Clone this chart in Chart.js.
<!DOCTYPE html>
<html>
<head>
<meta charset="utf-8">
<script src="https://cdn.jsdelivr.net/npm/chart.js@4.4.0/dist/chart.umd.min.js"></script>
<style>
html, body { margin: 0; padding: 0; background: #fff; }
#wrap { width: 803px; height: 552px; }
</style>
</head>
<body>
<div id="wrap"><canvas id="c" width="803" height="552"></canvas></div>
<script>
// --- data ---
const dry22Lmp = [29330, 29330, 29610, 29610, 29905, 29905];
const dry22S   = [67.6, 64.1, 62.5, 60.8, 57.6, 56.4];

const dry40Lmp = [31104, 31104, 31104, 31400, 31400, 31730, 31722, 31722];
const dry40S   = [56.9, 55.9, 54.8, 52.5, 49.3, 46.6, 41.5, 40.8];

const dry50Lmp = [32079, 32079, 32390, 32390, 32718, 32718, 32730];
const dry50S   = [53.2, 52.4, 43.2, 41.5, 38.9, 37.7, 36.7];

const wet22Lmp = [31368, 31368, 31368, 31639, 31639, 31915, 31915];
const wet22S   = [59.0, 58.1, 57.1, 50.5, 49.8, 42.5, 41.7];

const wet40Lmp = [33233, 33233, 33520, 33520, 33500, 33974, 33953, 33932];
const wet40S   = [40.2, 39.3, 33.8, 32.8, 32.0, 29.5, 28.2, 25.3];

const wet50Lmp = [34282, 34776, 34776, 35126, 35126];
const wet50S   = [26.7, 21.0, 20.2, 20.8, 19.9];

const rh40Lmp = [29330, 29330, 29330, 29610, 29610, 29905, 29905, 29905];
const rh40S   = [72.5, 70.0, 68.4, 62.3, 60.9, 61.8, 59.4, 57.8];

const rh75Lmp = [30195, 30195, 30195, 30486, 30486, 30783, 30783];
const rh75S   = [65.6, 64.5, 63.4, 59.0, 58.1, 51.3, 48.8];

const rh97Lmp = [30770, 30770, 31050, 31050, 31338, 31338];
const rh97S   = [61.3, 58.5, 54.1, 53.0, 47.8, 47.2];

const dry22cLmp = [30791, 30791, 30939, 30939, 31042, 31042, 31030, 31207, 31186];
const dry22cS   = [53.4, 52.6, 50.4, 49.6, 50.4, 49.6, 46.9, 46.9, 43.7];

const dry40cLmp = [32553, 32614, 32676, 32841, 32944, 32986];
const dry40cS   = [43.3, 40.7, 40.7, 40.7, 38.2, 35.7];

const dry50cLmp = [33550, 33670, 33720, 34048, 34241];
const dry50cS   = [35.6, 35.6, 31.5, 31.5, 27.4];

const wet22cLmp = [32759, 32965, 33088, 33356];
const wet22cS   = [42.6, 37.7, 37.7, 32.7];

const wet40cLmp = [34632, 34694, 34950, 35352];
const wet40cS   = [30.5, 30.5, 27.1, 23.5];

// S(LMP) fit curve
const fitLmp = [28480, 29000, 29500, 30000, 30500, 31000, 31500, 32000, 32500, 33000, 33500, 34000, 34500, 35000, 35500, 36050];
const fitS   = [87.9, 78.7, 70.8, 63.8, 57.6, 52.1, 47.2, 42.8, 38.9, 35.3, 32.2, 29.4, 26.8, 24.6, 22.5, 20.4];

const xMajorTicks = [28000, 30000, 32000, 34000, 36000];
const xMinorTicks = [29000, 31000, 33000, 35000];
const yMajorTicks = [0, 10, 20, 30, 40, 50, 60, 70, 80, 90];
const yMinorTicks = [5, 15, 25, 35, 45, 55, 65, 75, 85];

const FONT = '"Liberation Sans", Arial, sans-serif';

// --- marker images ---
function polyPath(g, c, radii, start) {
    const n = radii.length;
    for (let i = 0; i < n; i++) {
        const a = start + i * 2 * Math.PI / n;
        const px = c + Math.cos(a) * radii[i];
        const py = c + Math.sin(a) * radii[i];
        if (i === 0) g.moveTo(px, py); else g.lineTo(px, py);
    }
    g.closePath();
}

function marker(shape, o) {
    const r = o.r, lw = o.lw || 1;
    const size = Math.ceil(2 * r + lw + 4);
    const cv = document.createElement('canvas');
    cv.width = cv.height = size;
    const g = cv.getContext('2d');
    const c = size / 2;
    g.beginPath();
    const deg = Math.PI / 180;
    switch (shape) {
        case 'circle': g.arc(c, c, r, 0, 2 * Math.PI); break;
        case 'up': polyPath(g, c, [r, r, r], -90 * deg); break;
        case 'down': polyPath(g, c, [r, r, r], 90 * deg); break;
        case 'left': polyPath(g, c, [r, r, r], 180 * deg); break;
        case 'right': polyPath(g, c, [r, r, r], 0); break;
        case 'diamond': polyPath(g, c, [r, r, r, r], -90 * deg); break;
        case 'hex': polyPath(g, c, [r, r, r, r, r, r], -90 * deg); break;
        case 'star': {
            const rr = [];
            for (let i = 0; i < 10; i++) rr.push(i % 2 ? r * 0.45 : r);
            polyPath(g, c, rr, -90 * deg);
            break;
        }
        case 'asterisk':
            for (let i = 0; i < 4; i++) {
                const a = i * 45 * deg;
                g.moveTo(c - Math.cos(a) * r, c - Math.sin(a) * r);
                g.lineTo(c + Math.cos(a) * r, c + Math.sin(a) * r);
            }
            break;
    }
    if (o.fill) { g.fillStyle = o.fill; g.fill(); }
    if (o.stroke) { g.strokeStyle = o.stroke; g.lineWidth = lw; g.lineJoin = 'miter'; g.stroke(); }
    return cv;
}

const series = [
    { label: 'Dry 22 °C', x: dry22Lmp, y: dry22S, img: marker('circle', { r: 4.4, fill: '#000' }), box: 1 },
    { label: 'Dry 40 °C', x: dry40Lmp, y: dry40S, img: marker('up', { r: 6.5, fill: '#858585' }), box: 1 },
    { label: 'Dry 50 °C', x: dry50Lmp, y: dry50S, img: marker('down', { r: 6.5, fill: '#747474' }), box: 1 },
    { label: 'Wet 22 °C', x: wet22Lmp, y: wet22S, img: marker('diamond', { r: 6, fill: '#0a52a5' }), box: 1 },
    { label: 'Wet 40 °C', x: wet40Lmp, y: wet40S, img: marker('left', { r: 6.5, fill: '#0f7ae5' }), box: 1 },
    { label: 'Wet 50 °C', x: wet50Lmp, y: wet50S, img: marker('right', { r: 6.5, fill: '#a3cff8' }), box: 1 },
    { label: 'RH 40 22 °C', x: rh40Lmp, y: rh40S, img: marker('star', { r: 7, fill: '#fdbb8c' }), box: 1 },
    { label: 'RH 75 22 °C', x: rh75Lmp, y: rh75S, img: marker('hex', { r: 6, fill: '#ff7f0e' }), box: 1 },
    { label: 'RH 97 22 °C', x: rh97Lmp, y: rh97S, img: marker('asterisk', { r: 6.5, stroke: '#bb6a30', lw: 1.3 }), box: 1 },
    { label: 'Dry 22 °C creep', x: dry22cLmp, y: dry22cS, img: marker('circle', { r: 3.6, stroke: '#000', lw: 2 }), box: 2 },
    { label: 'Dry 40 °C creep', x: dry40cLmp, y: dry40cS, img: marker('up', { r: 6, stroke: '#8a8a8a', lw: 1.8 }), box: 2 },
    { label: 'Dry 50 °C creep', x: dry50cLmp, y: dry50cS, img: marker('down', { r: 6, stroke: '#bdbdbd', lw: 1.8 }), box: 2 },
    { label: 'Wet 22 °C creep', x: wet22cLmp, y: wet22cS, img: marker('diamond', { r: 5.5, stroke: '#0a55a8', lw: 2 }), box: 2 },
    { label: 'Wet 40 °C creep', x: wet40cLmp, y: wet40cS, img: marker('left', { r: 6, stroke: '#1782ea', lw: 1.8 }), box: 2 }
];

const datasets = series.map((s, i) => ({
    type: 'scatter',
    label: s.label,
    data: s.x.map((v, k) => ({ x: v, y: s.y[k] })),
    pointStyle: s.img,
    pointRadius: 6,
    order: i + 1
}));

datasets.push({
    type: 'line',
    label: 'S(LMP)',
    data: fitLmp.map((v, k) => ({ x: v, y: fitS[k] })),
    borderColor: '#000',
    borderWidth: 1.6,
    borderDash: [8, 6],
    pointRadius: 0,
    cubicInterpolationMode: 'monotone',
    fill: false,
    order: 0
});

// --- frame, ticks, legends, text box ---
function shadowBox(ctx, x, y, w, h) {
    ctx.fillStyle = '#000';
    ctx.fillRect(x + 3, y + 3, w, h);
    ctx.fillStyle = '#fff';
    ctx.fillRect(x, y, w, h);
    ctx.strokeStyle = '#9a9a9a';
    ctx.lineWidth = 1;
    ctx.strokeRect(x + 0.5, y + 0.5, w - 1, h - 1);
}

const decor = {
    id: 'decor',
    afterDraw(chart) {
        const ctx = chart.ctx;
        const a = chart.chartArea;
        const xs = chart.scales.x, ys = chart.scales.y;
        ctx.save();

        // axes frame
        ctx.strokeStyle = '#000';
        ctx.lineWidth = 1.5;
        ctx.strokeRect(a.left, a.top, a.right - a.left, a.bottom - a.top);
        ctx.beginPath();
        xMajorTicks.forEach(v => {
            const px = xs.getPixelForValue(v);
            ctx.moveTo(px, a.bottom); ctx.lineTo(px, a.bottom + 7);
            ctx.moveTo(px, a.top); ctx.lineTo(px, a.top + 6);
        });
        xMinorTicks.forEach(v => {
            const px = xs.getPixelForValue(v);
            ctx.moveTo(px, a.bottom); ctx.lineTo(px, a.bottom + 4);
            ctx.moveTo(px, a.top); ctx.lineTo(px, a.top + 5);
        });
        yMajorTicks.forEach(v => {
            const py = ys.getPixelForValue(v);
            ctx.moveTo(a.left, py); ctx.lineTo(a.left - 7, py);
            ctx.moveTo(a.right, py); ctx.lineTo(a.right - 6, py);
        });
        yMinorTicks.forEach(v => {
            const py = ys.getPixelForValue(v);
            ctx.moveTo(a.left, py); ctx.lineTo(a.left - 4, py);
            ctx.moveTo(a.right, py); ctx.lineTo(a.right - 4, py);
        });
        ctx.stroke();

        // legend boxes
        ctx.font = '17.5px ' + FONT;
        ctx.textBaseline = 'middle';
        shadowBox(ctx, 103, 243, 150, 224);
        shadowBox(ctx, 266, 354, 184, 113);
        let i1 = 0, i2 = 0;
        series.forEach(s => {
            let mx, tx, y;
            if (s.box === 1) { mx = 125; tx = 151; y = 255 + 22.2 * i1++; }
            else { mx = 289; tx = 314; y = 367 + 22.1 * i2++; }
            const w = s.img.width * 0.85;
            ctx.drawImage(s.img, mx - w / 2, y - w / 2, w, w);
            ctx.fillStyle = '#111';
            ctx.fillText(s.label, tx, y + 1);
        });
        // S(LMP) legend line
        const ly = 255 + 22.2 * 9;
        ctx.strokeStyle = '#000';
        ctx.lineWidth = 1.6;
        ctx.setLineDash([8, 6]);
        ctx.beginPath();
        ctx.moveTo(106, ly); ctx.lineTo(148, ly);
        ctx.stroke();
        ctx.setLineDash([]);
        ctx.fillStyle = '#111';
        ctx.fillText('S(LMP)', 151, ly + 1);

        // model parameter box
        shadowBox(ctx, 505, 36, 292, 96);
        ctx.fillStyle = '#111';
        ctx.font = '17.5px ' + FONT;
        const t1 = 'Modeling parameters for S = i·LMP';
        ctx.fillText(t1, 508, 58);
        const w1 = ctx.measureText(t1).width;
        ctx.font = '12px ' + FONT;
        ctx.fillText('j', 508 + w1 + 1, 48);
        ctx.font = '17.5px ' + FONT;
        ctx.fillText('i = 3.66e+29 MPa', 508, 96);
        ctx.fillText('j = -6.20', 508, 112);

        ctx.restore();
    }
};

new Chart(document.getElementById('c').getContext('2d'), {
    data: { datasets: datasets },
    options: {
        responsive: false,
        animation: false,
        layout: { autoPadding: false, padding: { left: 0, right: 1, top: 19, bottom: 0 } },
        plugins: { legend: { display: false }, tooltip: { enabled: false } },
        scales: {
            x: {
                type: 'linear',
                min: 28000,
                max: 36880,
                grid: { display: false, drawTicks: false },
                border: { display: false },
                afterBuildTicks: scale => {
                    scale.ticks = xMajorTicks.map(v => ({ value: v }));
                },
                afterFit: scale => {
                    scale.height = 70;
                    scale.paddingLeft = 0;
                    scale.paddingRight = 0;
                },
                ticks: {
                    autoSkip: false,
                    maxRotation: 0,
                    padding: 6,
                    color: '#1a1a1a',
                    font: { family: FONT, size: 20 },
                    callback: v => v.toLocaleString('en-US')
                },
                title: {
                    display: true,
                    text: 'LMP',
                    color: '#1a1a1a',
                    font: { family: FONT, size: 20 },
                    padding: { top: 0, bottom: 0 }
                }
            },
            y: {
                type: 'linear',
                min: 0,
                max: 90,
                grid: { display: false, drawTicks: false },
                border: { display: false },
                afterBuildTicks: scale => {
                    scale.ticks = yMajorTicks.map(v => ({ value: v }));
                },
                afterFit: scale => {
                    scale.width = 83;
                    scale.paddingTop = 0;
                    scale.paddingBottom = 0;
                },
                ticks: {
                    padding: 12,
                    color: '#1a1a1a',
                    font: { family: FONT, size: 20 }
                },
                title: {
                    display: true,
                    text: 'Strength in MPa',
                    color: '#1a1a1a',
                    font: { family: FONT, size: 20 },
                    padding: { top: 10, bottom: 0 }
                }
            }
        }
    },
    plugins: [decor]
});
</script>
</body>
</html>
● ● ● ● ● ● ●
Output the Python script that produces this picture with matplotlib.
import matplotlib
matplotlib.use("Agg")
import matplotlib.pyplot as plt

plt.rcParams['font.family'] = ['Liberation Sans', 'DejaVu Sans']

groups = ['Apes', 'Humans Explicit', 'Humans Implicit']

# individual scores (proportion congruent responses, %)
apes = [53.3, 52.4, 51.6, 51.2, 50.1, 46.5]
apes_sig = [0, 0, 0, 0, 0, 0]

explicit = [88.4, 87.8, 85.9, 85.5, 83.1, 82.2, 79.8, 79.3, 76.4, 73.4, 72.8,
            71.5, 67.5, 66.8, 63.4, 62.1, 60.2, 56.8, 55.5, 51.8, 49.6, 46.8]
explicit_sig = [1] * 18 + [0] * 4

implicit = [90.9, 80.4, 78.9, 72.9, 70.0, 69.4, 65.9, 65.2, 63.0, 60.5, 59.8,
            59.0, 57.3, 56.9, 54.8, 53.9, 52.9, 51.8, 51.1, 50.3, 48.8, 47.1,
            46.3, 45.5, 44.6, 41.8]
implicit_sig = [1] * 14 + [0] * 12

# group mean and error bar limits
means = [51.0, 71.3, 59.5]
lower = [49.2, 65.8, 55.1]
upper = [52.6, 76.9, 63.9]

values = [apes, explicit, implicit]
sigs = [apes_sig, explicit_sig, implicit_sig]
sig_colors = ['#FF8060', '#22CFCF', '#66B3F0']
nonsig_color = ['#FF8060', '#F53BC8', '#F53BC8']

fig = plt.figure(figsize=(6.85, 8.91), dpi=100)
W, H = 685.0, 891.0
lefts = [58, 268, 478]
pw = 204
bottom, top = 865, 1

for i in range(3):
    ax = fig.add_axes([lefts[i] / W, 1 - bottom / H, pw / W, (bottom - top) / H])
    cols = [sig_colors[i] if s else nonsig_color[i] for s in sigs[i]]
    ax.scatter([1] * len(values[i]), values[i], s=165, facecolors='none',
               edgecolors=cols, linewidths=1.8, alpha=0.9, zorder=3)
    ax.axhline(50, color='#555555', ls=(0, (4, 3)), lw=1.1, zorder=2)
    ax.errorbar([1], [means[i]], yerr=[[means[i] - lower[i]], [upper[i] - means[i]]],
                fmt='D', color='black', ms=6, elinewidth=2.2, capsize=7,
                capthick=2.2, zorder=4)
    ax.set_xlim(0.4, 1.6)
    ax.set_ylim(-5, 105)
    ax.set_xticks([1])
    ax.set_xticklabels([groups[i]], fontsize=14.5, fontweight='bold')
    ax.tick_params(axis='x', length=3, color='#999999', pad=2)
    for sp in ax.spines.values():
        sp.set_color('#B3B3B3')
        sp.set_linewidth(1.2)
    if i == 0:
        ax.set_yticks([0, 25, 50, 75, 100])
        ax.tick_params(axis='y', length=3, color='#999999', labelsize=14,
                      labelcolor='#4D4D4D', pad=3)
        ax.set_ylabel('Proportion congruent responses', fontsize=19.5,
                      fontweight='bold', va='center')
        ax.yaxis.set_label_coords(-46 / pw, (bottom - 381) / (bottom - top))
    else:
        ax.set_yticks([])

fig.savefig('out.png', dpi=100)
● ● ● ● ● ● ●
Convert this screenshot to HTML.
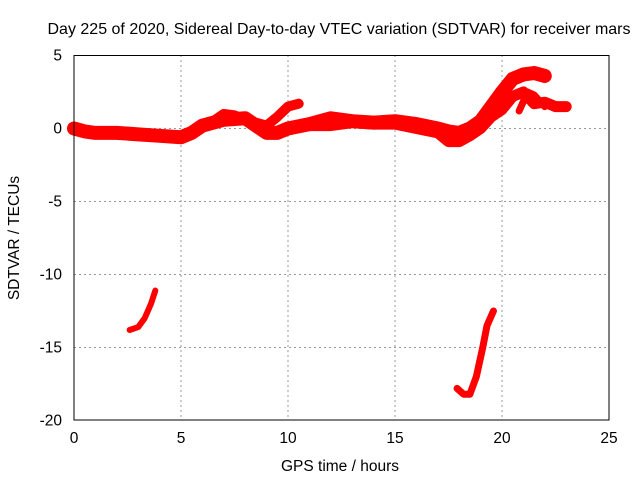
● ● ● ● ● ● ●
Goal of the exercise> Beginning with the line containing "Output the Python" and ending with the line containing "apes_sig = [0, 0, 0, 0, 0, 0]", extract those lines exactly from the listing above, and only those.

Output for this exercise>
Output the Python script that produces this picture with matplotlib.
import matplotlib
matplotlib.use("Agg")
import matplotlib.pyplot as plt

plt.rcParams['font.family'] = ['Liberation Sans', 'DejaVu Sans']

groups = ['Apes', 'Humans Explicit', 'Humans Implicit']

# individual scores (proportion congruent responses, %)
apes = [53.3, 52.4, 51.6, 51.2, 50.1, 46.5]
apes_sig = [0, 0, 0, 0, 0, 0]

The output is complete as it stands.